X-ray powder diffraction
Fukuda and Ando (2002) recently determined the temperature-composition (T−x ) stability of the Pnma phase of the Ca2Fe2−xAlxO5 solid solution series and the thermal evolution of the lattice parameters of pure Ca2Fe2O5. Independent of this work, we have determined the boundary of the Pnma phase as a function of T and x and studied the thermal expansion of selected samples along the Ca2Fe2−xAlxO5 series (x = 0.0, 0.40, 0.50, 0.55, 0.70, and 1.00) in more detail. The Bragg reflection (1 3 1), appearing between 29 and 30° 2𝛉 in the Pnma phase with Cu radiation, depending on T and x , can be used to detect the phase transition from Pnma to a body-centered cell at high temperature. Figure 3a⇓ shows a sector of the X-ray powder diffraction pattern displaying the temperature-dependent decay of the intensity of (1 3 1) in Ca2Fe2O5. The X-ray powder diffraction pattern above the phase transition can be refined in space group I2mb or Immb , but the former yields better profile agreement indices.
Along with the disappearance of the h +k +l = 2n + 1 reflections, e.g., (1 3 1), some weak and broad extra reflections appear in the 2𝛉 region between 15° and 30°, namely at 18.9°, 19.8°, 20.8°, 26.1°, and 27.8° (Fig. 3a⇑).

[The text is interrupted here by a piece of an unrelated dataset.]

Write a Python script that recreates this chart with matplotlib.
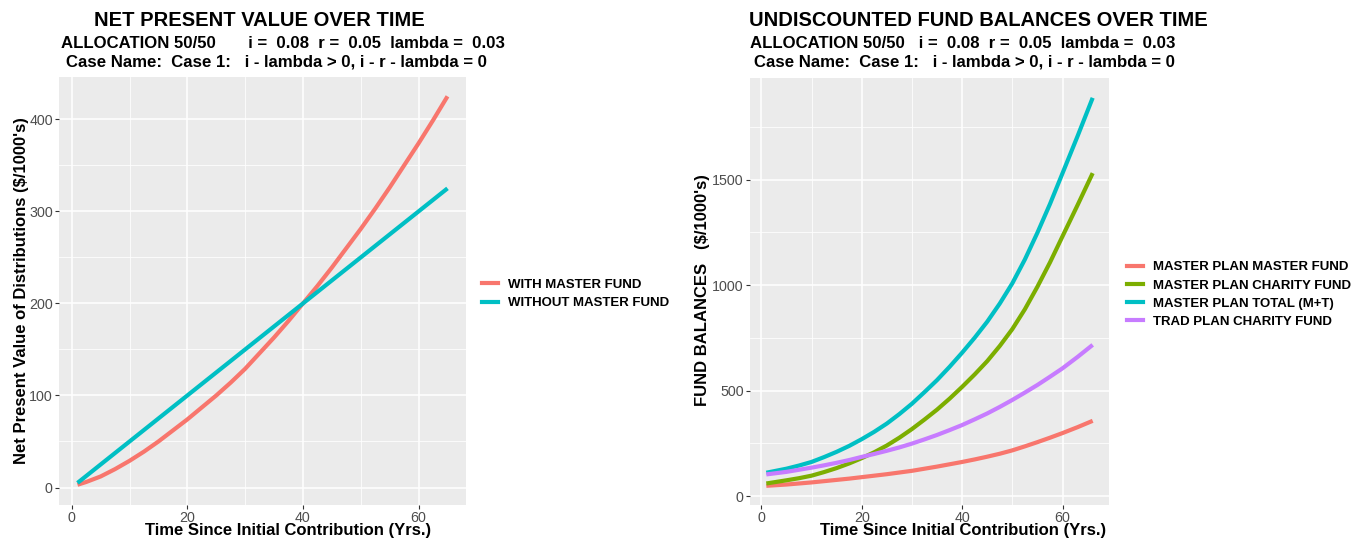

These reflections could not be indexed on the basis of orthorhombic symmetry and using the cell parameters obtained from the main reflections of the body-centered phase. However, we can rule out that these reflections are due to an impurity phase or exsolution effects, as the reflections disappear when the temperature is lowered to the region where the Pnma phase is stable (Fig. 3a⇑). The appearance of these extra reflections in the high temperature phase was not mentioned in literature so far. Their presence might be seen as an indication for an incommensurate modulation of the high temperature structure of Ca2Fe2O5 above 725 °C. X-ray diffraction on single crystals is necessary to clarify for this. The symmetry and structure of the high-temperature phase remains an unsettled issue. In what follows, we will assume I2mb symmetry —put in quotations — for the high-temperature phase to indicate that the space group might be wrong. For the following it should be noted further, that this uncertainty in space group assignment only accounts for the powder X-ray diffraction experiments in the high temperature phase, not for the measurements at 25 °C, both in the powder and the single crystal X-ray diffraction experiments. Close to the phase boundary, the intensity of (1 3 1) rapidly drops to zero and completely disappears (Fig. 3b⇑) at the phase transition (Tp). The Pnma -“I2mb” transition takes place at 724 ± 4 °C in Ca2Fe2O5, is completely reversible, and shows no hysteresis behavior within experimental error. All extra reflections observed in the high temperature “I2mb” phase completely disappear The transition temperature in our study is slightly higher than the one found by Fukuda and Ando (2002), Kahlenberg et al. (1997), and Woermann et al. (1968), who proposed a transition temperature of ≈690 °C.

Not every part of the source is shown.